From traffic operations to document management, artificial intelligence (AI) and machine learning (ML) are steadily gaining traction across transportation agencies. While the technology itself isn’t new, a wave of recent innovations—particularly in video analytics and large language model (LLM) applications—is making AI a more practical, accessible, and valuable decision-support tool for everyday infrastructure challenges. Read on to hear from transportation experts Doug Gettman and Raj Paradkar on the opportunities, limitations, and emerging trends shaping AI adoption in the transportation sector.
Camera-Ready: Existing and Future Technology
Transportation agencies have historically used and explored innovative technology to help solve transportation challenges. Over the past several decades, Departments of Transportation (DOTs) have deployed thousands of roadway cameras to report real-time data from existing CCTV feeds. AI-driven video analytics tools can be trained to continuously evaluate critical data from these existing cameras. As a result, they can extract meaningful information, such as vehicle counts, turning movements, congestion indicators, and surrogate measures of safety, like “near misses”, leading to helpful applications such as:
- Traffic diversion decision support using real-time data to estimate volume-to-capacity ratios and propose more balanced traffic distributions
- Parking utilization analysis using drone-collected video to assess turnover
- Wrong-way driver detection and safety alerts
- Vehicle trajectory tracking for safety diagnostics and early identification of potential crashes at hot spot locations
With AI-powered capabilities, many transportation agencies won’t have to wait years to collect and analyze crash statistics. These tools allow agencies to address hot spots earlier, such as adding bollards or a dedicated bike lane, leading to increased response time and safety.

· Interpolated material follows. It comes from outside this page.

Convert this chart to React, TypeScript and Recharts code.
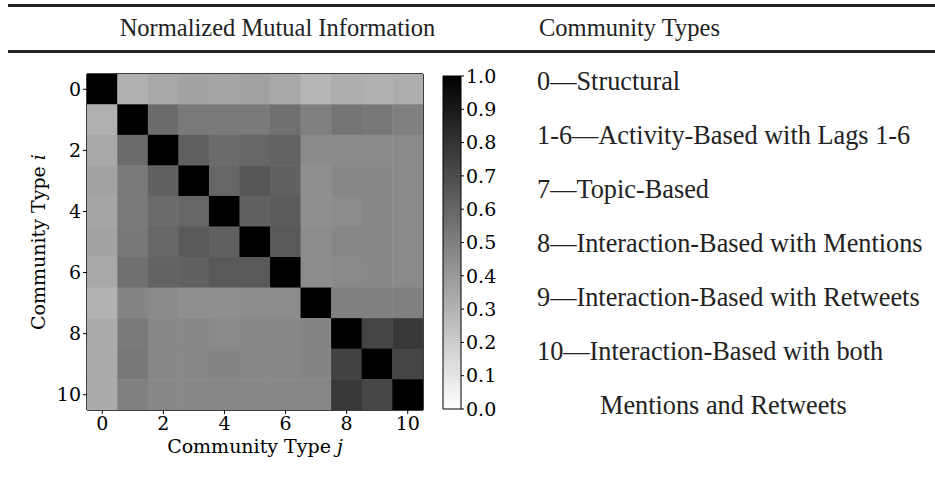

AI and LiDAR for Traffic Detection and Safety
DOTs and other agencies are exploring ways to extract more insights from their existing infrastructure without purchasing new camera systems or moving sensitive video feeds to the cloud. Because AI-based cloud systems can pose cybersecurity, liability, and privacy risks if connected to a DOT network, many are looking to in-house processing to deliver AI capabilities.
While cameras will remain essential for Transportation Systems Management and Operations (TSMO), they will eventually be paired more often with Light Detection and Ranging (LiDAR). Cameras struggle with glare, fog, and severe weather, and no amount of AI can interpret pixels that simply aren’t visible. LiDAR, which produces reliable point cloud data in a broader range of conditions, is increasingly favored for detection. Combined camera LiDAR systems provide both the visual context operators need and the detection accuracy AI thrives on.
Streamlining Data Management in Transportation Agencies
Another promising AI application transportation agencies are evaluating is information management. DOTs maintain enormous libraries of specifications, policies, permitting requirements, and Request for Proposal (RFP) archives. Navigating this information is time consuming, often requiring specialized institutional knowledge. LLM-powered document repositories offer a practical solution to gathering and applying this historical knowledge to ensure consistency.
Instead of manually searching PDFs or digging through file structures, users can ask for natural language queries and receive summaries, relevant sections, and supporting citations. This same technology is being applied to streamline permitting, improve access to construction standards, and even support drafting and reviewing RFPs for quality.